[developers] preprocessing functionality in pet

Thu Feb 8 21:48:59 CET 2007

On Thu, 2007-02-08 at 18:10 +0100, Bernd Kiefer wrote:
> > maybe instead of spending the time having a lively discussion, we
> > should stat off by all just sitting down and writing documentation?
> > Our discussions tend to end with the decision that we need
> > documentation and then it doesn't happen.  
> 
> I agree that this is a good and true point, and i won't exclude myself.
> 
> > I'm somewhat guilty of this
> > with the morphology stuff, I admit, although I have emailed a fairly
> > detailed account.  I'd welcome specific questions if people don't
> > understand it.  I didn't think there was an urgent need to document
> > the details of how the morphological rule filter is applied, though,
> > because the behaviour is declarative and gives the same results as if
> > the filter were not there (except much faster).  There is an unusually
> > high amount of comments in that part of the LKB code btw. 
> 
> I think the morphology stuff itself is quite settled, sorry i didn't
> make this clearer.

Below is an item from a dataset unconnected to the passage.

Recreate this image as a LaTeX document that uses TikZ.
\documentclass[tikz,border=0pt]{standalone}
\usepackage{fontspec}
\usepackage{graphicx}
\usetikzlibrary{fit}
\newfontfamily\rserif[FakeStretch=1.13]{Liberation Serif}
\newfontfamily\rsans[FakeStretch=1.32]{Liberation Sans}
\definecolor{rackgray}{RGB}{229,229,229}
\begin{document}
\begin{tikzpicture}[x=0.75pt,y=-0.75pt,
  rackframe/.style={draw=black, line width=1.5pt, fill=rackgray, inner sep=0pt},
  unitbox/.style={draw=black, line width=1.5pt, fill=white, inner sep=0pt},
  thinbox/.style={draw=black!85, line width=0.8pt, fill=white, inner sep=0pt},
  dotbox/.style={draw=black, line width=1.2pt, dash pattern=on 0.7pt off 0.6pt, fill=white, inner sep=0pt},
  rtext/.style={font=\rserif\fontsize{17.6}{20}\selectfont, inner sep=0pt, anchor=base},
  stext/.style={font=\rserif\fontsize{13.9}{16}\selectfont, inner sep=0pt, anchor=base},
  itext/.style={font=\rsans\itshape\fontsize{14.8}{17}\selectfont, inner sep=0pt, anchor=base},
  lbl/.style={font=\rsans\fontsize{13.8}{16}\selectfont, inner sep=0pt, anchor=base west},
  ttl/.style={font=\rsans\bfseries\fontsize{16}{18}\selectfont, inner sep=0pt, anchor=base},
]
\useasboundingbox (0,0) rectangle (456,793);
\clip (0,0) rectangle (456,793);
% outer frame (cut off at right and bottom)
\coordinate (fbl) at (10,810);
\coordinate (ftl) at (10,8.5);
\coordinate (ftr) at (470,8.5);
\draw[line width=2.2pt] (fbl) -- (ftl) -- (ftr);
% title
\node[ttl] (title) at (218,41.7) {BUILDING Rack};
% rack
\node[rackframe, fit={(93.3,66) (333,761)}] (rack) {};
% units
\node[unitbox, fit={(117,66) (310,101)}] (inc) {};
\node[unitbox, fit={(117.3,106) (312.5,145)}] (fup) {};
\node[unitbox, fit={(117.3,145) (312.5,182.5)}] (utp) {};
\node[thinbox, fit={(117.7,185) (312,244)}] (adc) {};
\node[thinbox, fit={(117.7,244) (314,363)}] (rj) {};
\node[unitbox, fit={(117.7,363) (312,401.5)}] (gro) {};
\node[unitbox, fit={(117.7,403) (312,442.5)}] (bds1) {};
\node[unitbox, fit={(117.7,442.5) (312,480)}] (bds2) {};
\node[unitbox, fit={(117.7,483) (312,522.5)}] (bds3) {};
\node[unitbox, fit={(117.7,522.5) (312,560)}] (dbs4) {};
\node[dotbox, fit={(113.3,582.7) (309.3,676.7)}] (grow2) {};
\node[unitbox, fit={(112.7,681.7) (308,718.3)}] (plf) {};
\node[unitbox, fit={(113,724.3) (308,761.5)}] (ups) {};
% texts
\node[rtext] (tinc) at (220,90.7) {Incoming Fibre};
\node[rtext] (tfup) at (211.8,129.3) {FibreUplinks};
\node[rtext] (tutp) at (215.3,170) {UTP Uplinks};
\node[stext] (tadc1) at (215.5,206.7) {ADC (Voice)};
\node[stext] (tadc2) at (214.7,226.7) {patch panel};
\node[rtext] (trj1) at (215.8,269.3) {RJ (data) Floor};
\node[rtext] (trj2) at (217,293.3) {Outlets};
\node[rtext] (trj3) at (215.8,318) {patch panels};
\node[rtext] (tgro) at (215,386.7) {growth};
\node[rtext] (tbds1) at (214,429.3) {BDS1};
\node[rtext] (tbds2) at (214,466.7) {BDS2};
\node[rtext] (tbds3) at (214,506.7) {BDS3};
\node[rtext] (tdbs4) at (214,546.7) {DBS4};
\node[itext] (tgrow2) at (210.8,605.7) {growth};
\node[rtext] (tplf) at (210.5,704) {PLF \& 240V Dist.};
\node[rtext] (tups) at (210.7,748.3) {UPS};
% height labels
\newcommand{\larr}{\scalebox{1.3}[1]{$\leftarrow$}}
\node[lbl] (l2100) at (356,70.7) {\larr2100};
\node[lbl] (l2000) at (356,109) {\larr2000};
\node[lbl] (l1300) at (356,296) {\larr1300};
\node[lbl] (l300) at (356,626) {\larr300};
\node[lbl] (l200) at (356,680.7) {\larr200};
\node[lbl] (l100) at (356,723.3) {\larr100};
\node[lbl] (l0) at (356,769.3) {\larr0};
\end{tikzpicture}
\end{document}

Responsibility for the better filter is with me, no
> doubt. 
> 
> Not clear, however, is for example if this processing should be applied
> to, for example, generic entries (resp. their surface form) or similar
> things coming from the input chart where a (lexical) type is supplied
> in addition to the surface form (see the mail of Tim and the request by
> Berthold).
> 

since I only talked about that to Bernd in person, let me briefly
summarise: what I want is to have pos-mapped entries that obligatorily
inflect (e.g., attributive adjectives in German) undergo morphological
rules. Since there is only a single paradigm, ambiguity i not an issue.
For nouns, e.g., I would not want to do it, but I am sure   that this
can be easily done in the grammar. So, what is necessary, is to apply
inflection rules to the surface and force replay even if a stem form
could not be retrieved from the lexicon. I  cases where this
functionality is not necessary, generic le's can be either classified as
already inflected, or else assigned to a special class which undergoes
zero derivation.

> > My belief about case is that, in the long-term, the systems should not
> > be normalising case, except as defined by a grammar-specific
> > preprocessor.  Wasn't this a conclusion from Jerez?  I still intend to
> > take all the case conversion out of the LKB.
> 
> OK with me. Still, Berthold wants a "super robust" mode, where as well
> input as lexicon access is normalized. Otherwise, he (and pet) has to
> provide functionality for, e.g., sentence initial capitals. And this
> again raises the question of preprocessor formalism/implementation.
> 

I am not sure anymore that this isn't what Pet already does, the only
problem being initial umlauts. I have so far only experienced the
problem with words such as Ägypten, although the whole GG noun lexicon
is caps-initial.

So, the issue is probably related to the bug we experienced earlier with
surface "Über" not mapping onto lexical "über" which has been fixed by
Bernd some weeks ago.

Cheers,

B

> > I would like to know where/why the ECL preprocessor is so slow - I
> > hadn't heard this.  Is it because it's writing out a full PET input
> > chart or something?  I would be surprised if we couldn't make the
> > speed acceptable in Lisp unless ECL itself is very inefficient, but
> > then the MRS stuff runs reasonably, doesn't it?
> 
> Seems this is something with the fspp library and ECL. At least i had
> the impression when i tried it last time (which is some time
> ago). Maybe this has improved?
> 
> Finally, this wasn't meant as a call to weapons. I just would like
> those things to be settled. 
> 
> Best,
>         Bernd
>